GOAL
Set all the material down again unchanged, without the pictures.

AVAILABLE DATA

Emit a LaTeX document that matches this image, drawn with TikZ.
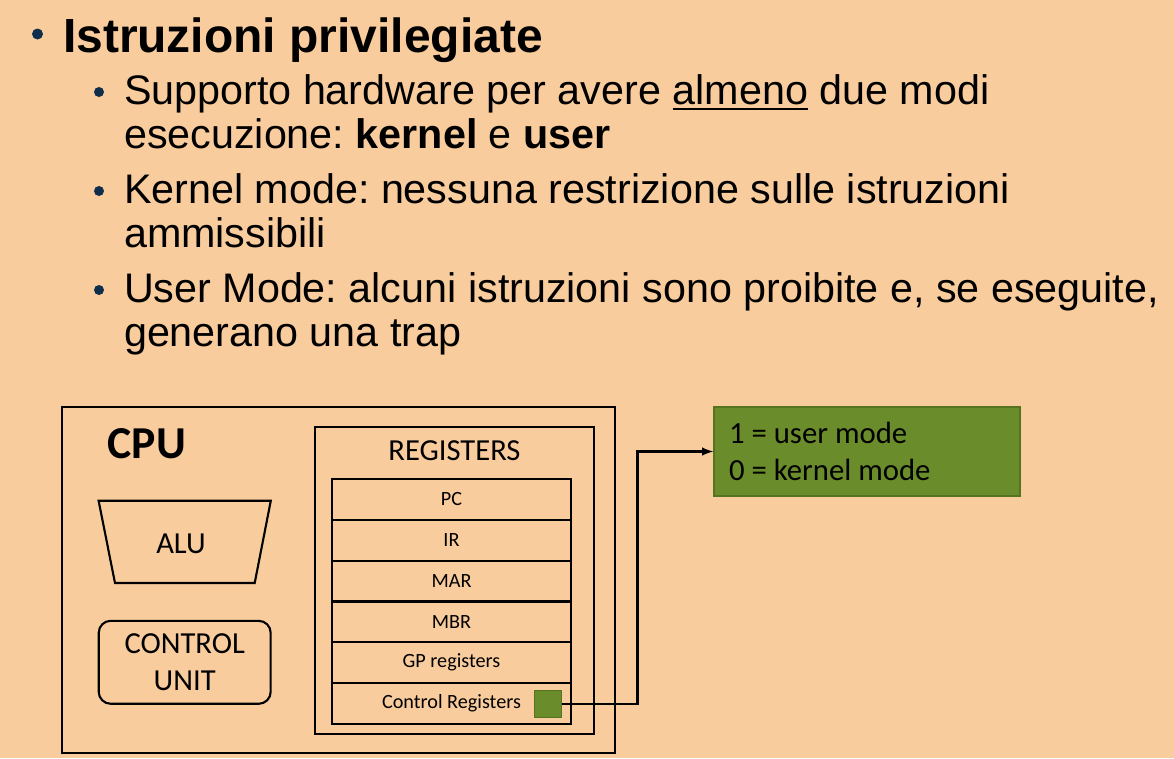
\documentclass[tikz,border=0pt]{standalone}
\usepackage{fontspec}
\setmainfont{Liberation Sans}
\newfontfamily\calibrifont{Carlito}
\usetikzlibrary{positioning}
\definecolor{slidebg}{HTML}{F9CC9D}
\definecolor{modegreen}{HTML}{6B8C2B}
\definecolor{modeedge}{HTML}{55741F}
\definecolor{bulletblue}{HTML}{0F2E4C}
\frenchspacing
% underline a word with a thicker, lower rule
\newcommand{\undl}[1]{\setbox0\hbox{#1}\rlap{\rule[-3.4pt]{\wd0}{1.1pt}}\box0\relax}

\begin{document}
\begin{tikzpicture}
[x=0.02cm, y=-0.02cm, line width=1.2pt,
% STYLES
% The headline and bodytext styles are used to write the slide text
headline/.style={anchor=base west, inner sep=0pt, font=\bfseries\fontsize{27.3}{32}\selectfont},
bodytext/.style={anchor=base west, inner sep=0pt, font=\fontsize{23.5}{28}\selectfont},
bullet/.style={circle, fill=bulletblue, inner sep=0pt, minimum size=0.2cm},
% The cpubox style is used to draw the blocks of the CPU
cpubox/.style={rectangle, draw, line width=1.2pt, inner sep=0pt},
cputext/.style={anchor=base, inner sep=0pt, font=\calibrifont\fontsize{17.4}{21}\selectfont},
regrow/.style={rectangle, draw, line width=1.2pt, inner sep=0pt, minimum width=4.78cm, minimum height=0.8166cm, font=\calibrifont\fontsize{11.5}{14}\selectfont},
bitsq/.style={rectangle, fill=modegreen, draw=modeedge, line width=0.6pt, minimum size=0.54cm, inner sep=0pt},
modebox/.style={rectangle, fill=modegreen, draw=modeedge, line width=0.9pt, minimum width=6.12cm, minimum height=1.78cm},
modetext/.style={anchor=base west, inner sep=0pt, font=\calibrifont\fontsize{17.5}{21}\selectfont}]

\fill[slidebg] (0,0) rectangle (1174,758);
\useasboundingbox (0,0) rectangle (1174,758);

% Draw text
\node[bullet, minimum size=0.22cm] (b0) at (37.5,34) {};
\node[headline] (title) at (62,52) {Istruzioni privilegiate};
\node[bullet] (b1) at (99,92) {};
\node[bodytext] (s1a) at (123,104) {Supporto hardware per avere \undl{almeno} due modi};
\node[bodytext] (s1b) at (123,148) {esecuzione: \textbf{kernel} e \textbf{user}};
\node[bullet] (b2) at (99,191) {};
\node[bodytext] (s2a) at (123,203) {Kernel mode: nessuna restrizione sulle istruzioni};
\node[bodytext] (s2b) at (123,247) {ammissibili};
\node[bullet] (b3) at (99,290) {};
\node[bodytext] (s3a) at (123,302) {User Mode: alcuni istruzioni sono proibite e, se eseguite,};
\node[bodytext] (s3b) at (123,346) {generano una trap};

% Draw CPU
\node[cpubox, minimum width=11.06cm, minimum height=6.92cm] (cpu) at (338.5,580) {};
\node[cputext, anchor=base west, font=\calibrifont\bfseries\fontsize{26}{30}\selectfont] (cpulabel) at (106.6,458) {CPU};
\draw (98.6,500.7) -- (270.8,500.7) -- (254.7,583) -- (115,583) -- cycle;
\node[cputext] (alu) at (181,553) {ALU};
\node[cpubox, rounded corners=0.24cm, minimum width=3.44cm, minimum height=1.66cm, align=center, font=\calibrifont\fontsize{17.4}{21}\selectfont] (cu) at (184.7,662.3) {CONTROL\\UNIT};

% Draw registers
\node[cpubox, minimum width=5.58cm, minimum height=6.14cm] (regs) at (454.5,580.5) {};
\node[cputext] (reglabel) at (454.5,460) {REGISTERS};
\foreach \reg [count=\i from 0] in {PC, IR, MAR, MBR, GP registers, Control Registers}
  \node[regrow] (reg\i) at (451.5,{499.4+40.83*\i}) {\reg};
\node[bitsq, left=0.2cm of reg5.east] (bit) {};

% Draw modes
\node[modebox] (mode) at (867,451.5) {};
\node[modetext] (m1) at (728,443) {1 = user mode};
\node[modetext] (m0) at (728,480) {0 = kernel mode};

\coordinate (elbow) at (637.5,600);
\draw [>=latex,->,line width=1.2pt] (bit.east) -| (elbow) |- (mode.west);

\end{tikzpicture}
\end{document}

EXERCISE RESULT
Emit a LaTeX document that matches this image, drawn with TikZ.
\documentclass[tikz,border=0pt]{standalone}
\usepackage{fontspec}
\setmainfont{Liberation Sans}
\newfontfamily\calibrifont{Carlito}
\usetikzlibrary{positioning}
\definecolor{slidebg}{HTML}{F9CC9D}
\definecolor{modegreen}{HTML}{6B8C2B}
\definecolor{modeedge}{HTML}{55741F}
\definecolor{bulletblue}{HTML}{0F2E4C}
\frenchspacing
% underline a word with a thicker, lower rule
\newcommand{\undl}[1]{\setbox0\hbox{#1}\rlap{\rule[-3.4pt]{\wd0}{1.1pt}}\box0\relax}

\begin{document}
\begin{tikzpicture}
[x=0.02cm, y=-0.02cm, line width=1.2pt,
% STYLES
% The headline and bodytext styles are used to write the slide text
headline/.style={anchor=base west, inner sep=0pt, font=\bfseries\fontsize{27.3}{32}\selectfont},
bodytext/.style={anchor=base west, inner sep=0pt, font=\fontsize{23.5}{28}\selectfont},
bullet/.style={circle, fill=bulletblue, inner sep=0pt, minimum size=0.2cm},
% The cpubox style is used to draw the blocks of the CPU
cpubox/.style={rectangle, draw, line width=1.2pt, inner sep=0pt},
cputext/.style={anchor=base, inner sep=0pt, font=\calibrifont\fontsize{17.4}{21}\selectfont},
regrow/.style={rectangle, draw, line width=1.2pt, inner sep=0pt, minimum width=4.78cm, minimum height=0.8166cm, font=\calibrifont\fontsize{11.5}{14}\selectfont},
bitsq/.style={rectangle, fill=modegreen, draw=modeedge, line width=0.6pt, minimum size=0.54cm, inner sep=0pt},
modebox/.style={rectangle, fill=modegreen, draw=modeedge, line width=0.9pt, minimum width=6.12cm, minimum height=1.78cm},
modetext/.style={anchor=base west, inner sep=0pt, font=\calibrifont\fontsize{17.5}{21}\selectfont}]

\fill[slidebg] (0,0) rectangle (1174,758);
\useasboundingbox (0,0) rectangle (1174,758);

% Draw text
\node[bullet, minimum size=0.22cm] (b0) at (37.5,34) {};
\node[headline] (title) at (62,52) {Istruzioni privilegiate};
\node[bullet] (b1) at (99,92) {};
\node[bodytext] (s1a) at (123,104) {Supporto hardware per avere \undl{almeno} due modi};
\node[bodytext] (s1b) at (123,148) {esecuzione: \textbf{kernel} e \textbf{user}};
\node[bullet] (b2) at (99,191) {};
\node[bodytext] (s2a) at (123,203) {Kernel mode: nessuna restrizione sulle istruzioni};
\node[bodytext] (s2b) at (123,247) {ammissibili};
\node[bullet] (b3) at (99,290) {};
\node[bodytext] (s3a) at (123,302) {User Mode: alcuni istruzioni sono proibite e, se eseguite,};
\node[bodytext] (s3b) at (123,346) {generano una trap};

% Draw CPU
\node[cpubox, minimum width=11.06cm, minimum height=6.92cm] (cpu) at (338.5,580) {};
\node[cputext, anchor=base west, font=\calibrifont\bfseries\fontsize{26}{30}\selectfont] (cpulabel) at (106.6,458) {CPU};
\draw (98.6,500.7) -- (270.8,500.7) -- (254.7,583) -- (115,583) -- cycle;
\node[cputext] (alu) at (181,553) {ALU};
\node[cpubox, rounded corners=0.24cm, minimum width=3.44cm, minimum height=1.66cm, align=center, font=\calibrifont\fontsize{17.4}{21}\selectfont] (cu) at (184.7,662.3) {CONTROL\\UNIT};

% Draw registers
\node[cpubox, minimum width=5.58cm, minimum height=6.14cm] (regs) at (454.5,580.5) {};
\node[cputext] (reglabel) at (454.5,460) {REGISTERS};
\foreach \reg [count=\i from 0] in {PC, IR, MAR, MBR, GP registers, Control Registers}
  \node[regrow] (reg\i) at (451.5,{499.4+40.83*\i}) {\reg};
\node[bitsq, left=0.2cm of reg5.east] (bit) {};

% Draw modes
\node[modebox] (mode) at (867,451.5) {};
\node[modetext] (m1) at (728,443) {1 = user mode};
\node[modetext] (m0) at (728,480) {0 = kernel mode};

\coordinate (elbow) at (637.5,600);
\draw [>=latex,->,line width=1.2pt] (bit.east) -| (elbow) |- (mode.west);

\end{tikzpicture}
\end{document}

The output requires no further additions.